Roma Capoccia

La riforma che manca, quella di Roma Capitale

Gianluca De Rosa

Era la terza gamba, con autonomia e presidenzialismo, del trittico di riforme sognato dalla maggioranza. Priorità assoluta di Meloni, doveva viaggiare insieme al ddl sull’autonomia, ma per adesso non c’è un testo. E anche in FdI iniziano i primi malumori

 Quando non era ancora a palazzo Chigi, per Giorgia Meloni era una priorità assoluta. Nel 2020 fu lei la prima firmataria di un ordine del giorno alla manovra per impegnare il governo ad approvare al più presto la riforma di Roma Capitale. Un cavallo di battaglia del partito dei patrioti. Oltre a quello, l’allora parlamentare di FdI aveva presentato anche un emendamento alla legge di bilancio per l’istituzione di un fondo da un miliardo di euro per il trasferimento dei poteri al comune. “Roma deve avere lo status che merita”, era la parola d’ordine. All’opposizione Giorgia Meloni era la più strenua sostenitrice in parlamento degli interessi della capitale. “Arrivata a palazzo Chigi, almeno per adesso, sembra essersene dimenticata”, dice al Foglio Svetlana Celli, presidente dell’Assemblea capitolina e consigliera del Pd. “Con la riforma costituzionale per Roma, che darebbe alla città i poteri che  tutte le altre capitali europee hanno, è necessario fare in fretta, FdI lo aveva promesso durante le elezioni, ora sono al governo, e allora si dovrebbero muovere”. Premierato, autonomia differenziata… e Roma?

Dov’è finita la terza gamba della grande stagione di riforma promessa da Giorgia Meloni? Anche dentro FdI qualcuno comincia a chiederselo. Soprattutto nella compagine capitolina del partito tutti ricordano che il provvedimento doveva essere collegato all’autonomia, un provvedimento che ai dirigenti romani di FdI piace poco e che fa felici “solo i fratelli del Nord”. E però se il ddl Calderoli ha già cominciato il suo iter in commissione Affari costituzionali al Senato, della riforma di Roma nessuno sa niente. Si vocifera dell’intenzione del governo di presentare un proprio testo, senza lasciare l’iniziativa ai parlamentari, sullo stesso schema di quanto fatto con il premierato. In Campidoglio si preferisce attendere prima di commentare. Anche tra chi è vicino al sindaco Roberto Gualtieri c’è chi spera che venerdì, quando in Consiglio dei ministri arriverà proprio la riforma sul premierato, possa esserci una sorpresa. Chissà. 
“D’altronde – dice Riccardo Magi, deputato di +Europa sempre attentissimo alle questioni romane – questa, tra quelle promesse da Meloni, è la riforma che manca. Certo visto i pasticci che la maggioranza sta facendo con il premierato un po’ forse è il caso di preoccuparsi, visto che la riforma di Roma è questione molto più complessa, poco ideologica e che riguarda come devono interagire comune, città metropolitana e municipi”.
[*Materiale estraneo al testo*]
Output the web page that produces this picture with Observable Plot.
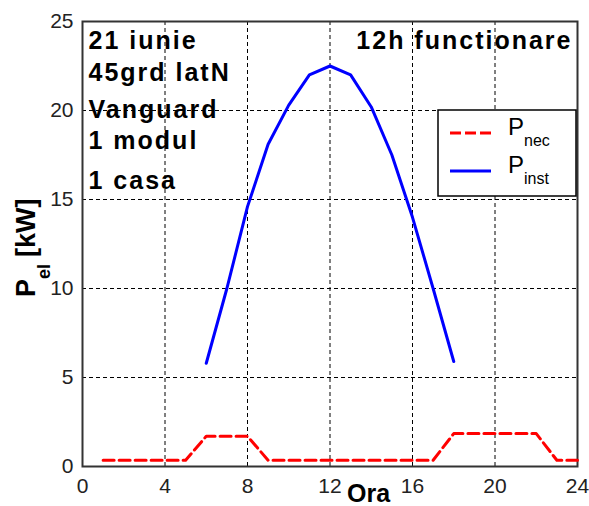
<!DOCTYPE html>
<html><head><meta charset="utf-8">
<script src="https://cdn.jsdelivr.net/npm/d3@7"></script>
<script src="https://cdn.jsdelivr.net/npm/@observablehq/plot@0.6"></script>
<style>body{margin:0;background:#fff} svg{display:block}</style>
</head><body><div id="chart"></div>
<script>
// ---- data ----
const hoursNec = [1,2,3,4,5,6,7,8,9,10,11,12,13,14,15,16,17,18,19,20,21,22,23,24];
const pNec     = [0.35,0.35,0.35,0.35,0.35,1.7,1.7,1.7,0.35,0.35,0.35,0.35,0.35,0.35,0.35,0.35,0.35,1.85,1.85,1.85,1.85,1.85,0.35,0.35];
const hoursInst = [6,7,8,9,10,11,12,13,14,15,16,17,18];
const pInst     = [5.8,10.0,14.6,18.1,20.3,22.0,22.5,22.0,20.2,17.5,14.0,10.0,5.9];
const xTicks = [0,4,8,12,16,20,24];
const yTicks = [0,5,10,15,20,25];
const notesLeft = ["21 iunie","45grd latN","Vanguard","1 modul","1 casa"];
const noteRight = "12h functionare";
const xLabel = "Ora";
const yLabelMain = "P", yLabelSub = "el", yLabelUnit = "[kW]";
const seriesMain = "P";
const seriesSubs = ["nec","inst"];
const seriesColors = ["#ff0000","#0000ff"];

// ---- build ----
const font = "'Liberation Sans', Arial, Helvetica, sans-serif";
const nec = hoursNec.map((h,i)=>({h, p:pNec[i]}));
const inst = hoursInst.map((h,i)=>({h, p:pInst[i]}));
const noteDy = [27, 59, 96, 127, 167];

const plot = Plot.plot({
  width: 589, height: 506,
  marginLeft: 82, marginRight: 12, marginTop: 21, marginBottom: 40,
  style: {fontFamily: font, fontSize: "21px", color: "#222", background: "#fff"},
  x: {domain: [0,24]},
  y: {domain: [0,25]},
  marks: [
    Plot.gridX(xTicks, {stroke:"#000", strokeOpacity:1, strokeWidth:1, strokeDasharray:"4,3"}),
    Plot.gridY(yTicks, {stroke:"#000", strokeOpacity:1, strokeWidth:1, strokeDasharray:"4,3"}),
    Plot.axisX(xTicks, {tickSize:0, tickPadding:12, label:null, fontSize:21}),
    Plot.axisY(yTicks, {tickSize:0, tickPadding:9, label:null, fontSize:21}),
    Plot.frame({stroke:"#333", strokeWidth:2}),
    Plot.line(nec, {x:"h", y:"p", stroke:seriesColors[0], strokeWidth:3, strokeDasharray:"11,5"}),
    Plot.line(inst, {x:"h", y:"p", stroke:seriesColors[1], strokeWidth:3}),
    ...notesLeft.map((t,i)=>Plot.text([t], {text:d=>d, frameAnchor:"top-left", dx:6, dy:noteDy[i], textAnchor:"start", lineAnchor:"bottom", fontSize:25, fontWeight:"bold", fill:"#000"})),
    Plot.text([noteRight], {text:d=>d, frameAnchor:"top-right", dx:-5, dy:27, textAnchor:"end", lineAnchor:"bottom", fontSize:25, fontWeight:"bold", fill:"#000"}),
    Plot.text([xLabel], {text:d=>d, frameAnchor:"bottom", dx:38.5, dy:35, lineAnchor:"bottom", fontSize:25, fontWeight:"bold", fill:"#000"})
  ]
});

const svg = d3.select(plot);
const spaced = new Set([...notesLeft, noteRight]);
svg.selectAll("text").filter(function(){ return spaced.has(this.textContent); })
  .attr("letter-spacing", "2").style("letter-spacing", "2px");

// y label
const yl = svg.append("text").attr("transform","translate(35,297) rotate(-90)")
  .attr("text-anchor","start")
  .attr("font-family", font).attr("font-weight","bold").attr("font-size",27).attr("fill","#000");
yl.append("tspan").text(yLabelMain);
yl.append("tspan").attr("font-size",18).attr("dy",15).text(yLabelSub);
yl.append("tspan").attr("dy",-15).attr("dx",7).text(yLabelUnit);

// legend
const lg = svg.append("g").attr("text-anchor","start");
lg.append("rect").attr("x",438).attr("y",110).attr("width",138).attr("height",86)
  .attr("fill","#fff").attr("stroke","#000").attr("stroke-width",1.5);
seriesSubs.forEach((s,i)=>{
  const cy = 133 + i*38;
  lg.append("line").attr("x1",450).attr("x2",491).attr("y1",cy).attr("y2",cy)
    .attr("stroke",seriesColors[i]).attr("stroke-width",3)
    .attr("stroke-dasharray", i===0 ? "11,4" : null);
  const t = lg.append("text").attr("x",508).attr("y",cy+2).attr("font-family",font)
    .attr("font-size",24).attr("fill","#000");
  t.append("tspan").text(seriesMain);
  t.append("tspan").attr("font-size",16).attr("dy",11).text(s);
});

document.getElementById("chart").appendChild(plot);
</script>
</body></html>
Una cosa è certa. Nella scorsa legislatura una maggioranza trasversale aveva già espresso un primo voto per avviare il percorso di riforma. Il testo base, elaborato da Anna Grazia Calabria (FI) e Stefano Ceccanti (Pd) e composto di soli due articoli, era stato votato nell’aprile del 2022 da i parlamentari di tutti i partiti. Prevedeva una modifica dell’articolo 114 della Costituzione che avrebbe dotato Roma della stessa potestà legislativa di cui godono le regioni (e quindi relativamente alle stesse materie, con la sola eccezione della salute) e la possibilità per Roma di “conferire con legge le proprie funzioni amministrative ai municipi”.


Pochi mesi più tardi però il governo cadde e della riforma non se ne fece niente. “Perché non ripartire proprio dal quello?”, si chiede oggi la presidente dell’Assemblea capitolina Svetlana Celli. E’ un ipotesi che non esclude anche Andrea De Priamo, senatore di FdI in commissione Affari costituzionali a palazzo Madama. “Questo governo è stato molto attento a Roma, penso al supporto eccezionale per Giubileo e ai fondi stanziati per arrivare finalmente al completamento della metro C, il passaggio successivo spero e credo che sarà quello di approvare, dopo la fondamentale riforma istituzionale, anche quella per dotare Roma dello status che merita e che rientra, insieme all’autonomia, in una complessiva riforma dei poteri dello stato sui territori, partire dal testo approvato nella scorsa legislatura potrebbe essere una buona idea, ma vediamo cosa farà il governo”.